Suara.com - Sebuah nama mengemuka di tengah tragedi kemanusiaan yang mengguncang Desa Mojo, Andong, Boyolali.
Sosok itu adalah SP, seorang pria berusia 65 tahun yang kini menjadi pusat pertanyaan dan penyelidikan setelah empat bocah ditemukan dalam kondisi mengenaskan di kediamannya.
Publik bertanya-tanya, siapakah sebenarnya SP, pria yang dipercaya para orang tua untuk mendidik anak-anak mereka?
Misteri ini mulai terkuak pada Minggu 13 Juli 2025 dini hari, dari sebuah aksi nekat yang didasari oleh rasa lapar tak tertahankan.
Fasad Seorang Pendidik Agama
Di mata para orang tua dari Batang dan Kabupaten Semarang, SP adalah figur yang diharapkan bisa memberikan bimbingan rohani.
Mereka menitipkan anak-anak mereka, yang dua di antaranya adalah yatim, dengan harapan agar dapat belajar mengaji dan memperdalam ilmu agama.

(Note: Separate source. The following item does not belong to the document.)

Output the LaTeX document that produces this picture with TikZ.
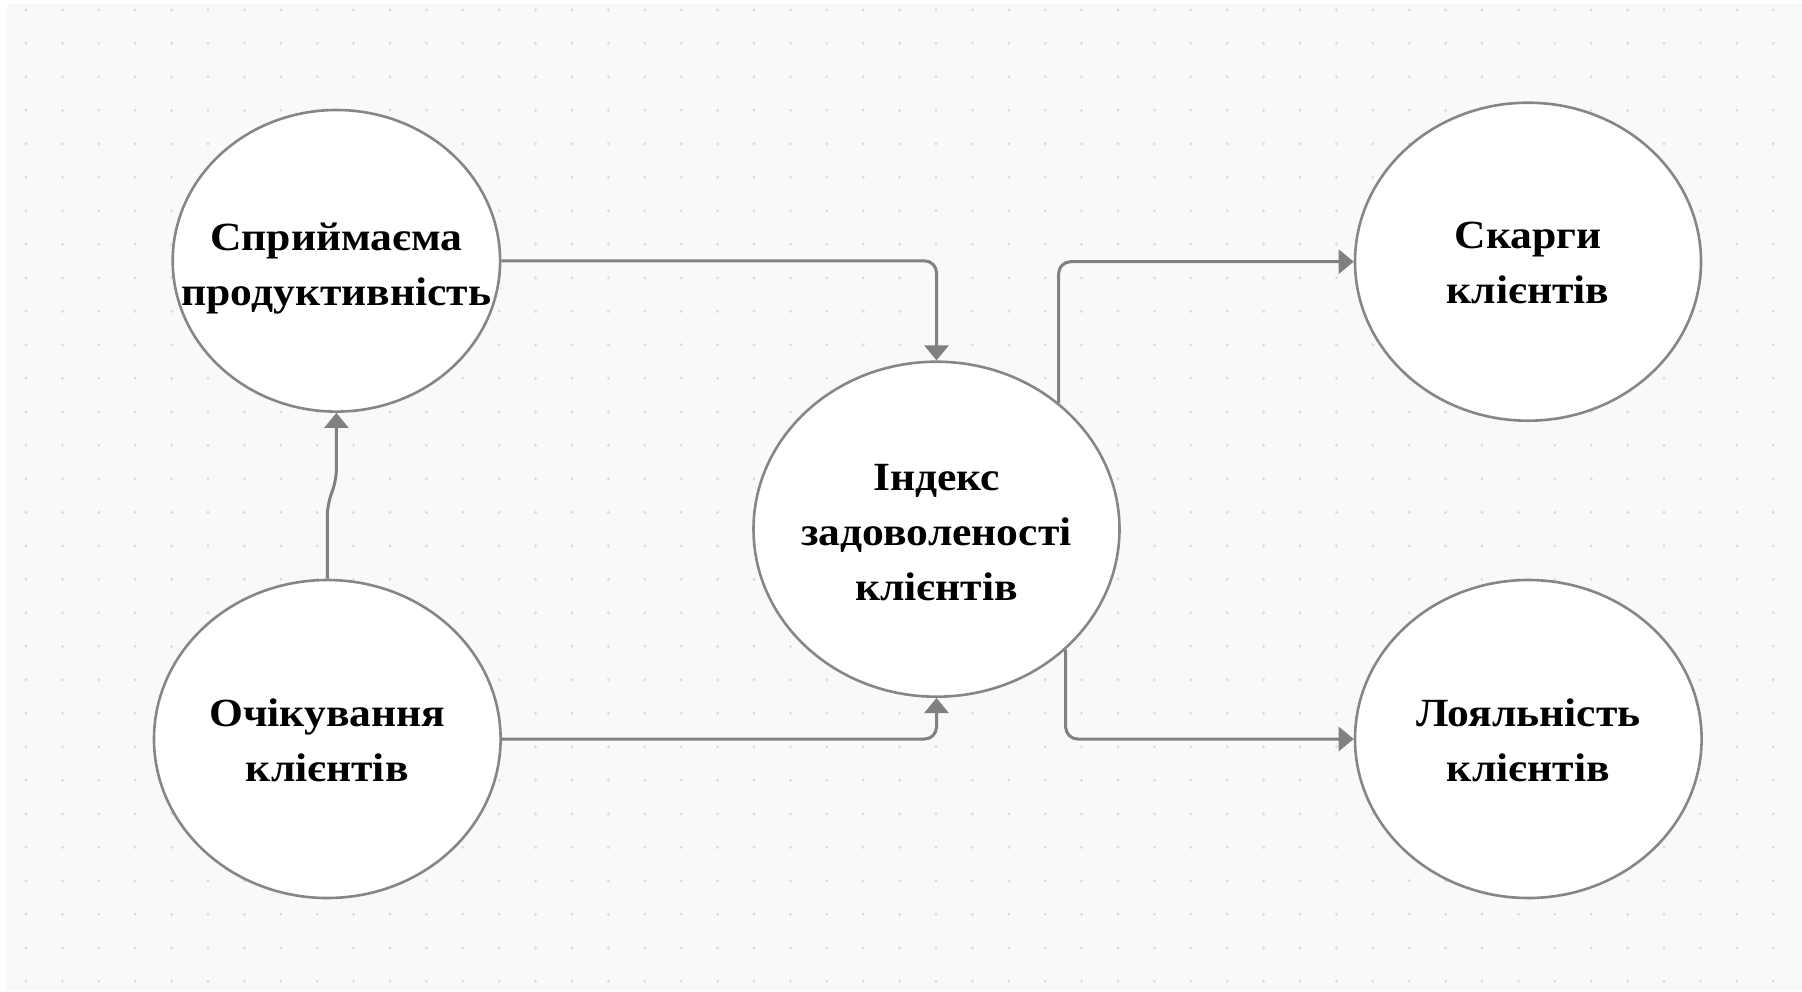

Namun, kepercayaan itu runtuh seketika saat warga menemukan kenyataan yang jauh dari citra seorang pendidik.
Rumah SP bukanlah tempat menimba ilmu yang nyaman, melainkan sebuah panggung horor bagi anak-anak tak berdaya.
Baca Juga: 4 Bocah Dirantai dan Kelaparan di Rumah, Terbongkar Usai Satu Anak Nekat Curi Kota Amal Masjid

Terkuak dari Kotak Amal Masjid
Tabir kekejaman ini tersingkap saat MAF, bocah 11 tahun, kepergok warga hendak mencuri kotak amal masjid.
Ia tidak melakukannya untuk iseng, melainkan karena didorong oleh perut kosong dan tangisan adik-adiknya yang kelaparan di rumah SP.
Kepada warga yang menangkapnya, MAF dengan polos mengaku ingin membeli makan karena sudah sebulan hanya diberi singkong.
Pengakuan pilu inilah yang menjadi kunci pembuka pintu rumah SP, yang menyembunyikan tiga anak lain dalam penderitaan serupa.
Rumah yang Menjadi Penjara
Ketika warga mendatangi rumah SP untuk meminta pertanggungjawaban, pria itu tidak ada di tempat.
Justru, mereka disambut pemandangan yang menyayat hati, tiga anak lain dengan kaki terikat rantai, dibiarkan tidur di luar tanpa alas dan selimut.
VMR (6), SAW (14), dan IAR (11), bersama MAF, adalah korban dari metode pendidikan yang diterapkan SP. Selama lebih dari sebulan, rantai besi menjadi teman tidur mereka di tengah dinginnya malam.
Kesaksian Bisu Luka dan Ketakutan
Setelah diselamatkan, ketakutan mendalam masih membekas di wajah keempat bocah tersebut.
Mereka memohon kepada Kepala Desa Mojo, Bagus Muhammad Muksin, agar tidak melaporkan hal ini kepada SP karena takut akan dipukuli dan dianiaya lebih parah.
Pemeriksaan oleh bidan desa mengonfirmasi ketakutan itu, dengan ditemukannya sejumlah luka memar di tubuh mereka.
Luka-luka itu menjadi saksi bisu atas kekerasan yang diduga sering dilakukan oleh tangan SP.
Bukan Keluarga, Diduga Modus Eksploitasi
Menurut keterangan Kades Mojo, SP tidak memiliki hubungan keluarga sama sekali dengan keempat anak tersebut.
Ada dugaan kuat bahwa keberadaan anak-anak ini dimanfaatkan oleh SP sebagai modus untuk mendapatkan akses bantuan atau belas kasihan dari orang lain.
Fakta bahwa SP kerap berpindah-pindah tempat tinggal semakin memperkuat kecurigaan bahwa ini adalah praktik yang mungkin sudah berjalan lama.
Anak-anak dari Batang bahkan sudah tinggal bersamanya selama dua tahun, sementara yang dari Semarang selama satu tahun.
Penangkapan dan Pertanggungjawaban Hukum
Pada Minggu siang, SP akhirnya pulang ke rumahnya dan langsung dihadapkan pada konsekuensi perbuatannya.
Ia segera dibawa ke Polsek Andong sebelum akhirnya diserahkan ke Polres Boyolali untuk penyelidikan lebih lanjut, termasuk visum terhadap para korban.
Kini, SP harus mempertanggungjawabkan perbuatannya di hadapan hukum.

Identitasnya sebagai pria 65 tahun yang seharusnya menjadi panutan kini telah berganti menjadi tersangka pelaku kekerasan dan penelantaran anak.
Tidak hanya itu, pelaku juga meninggalkan luka mendalam bagi para korban dan trauma bagi masyarakat Andong.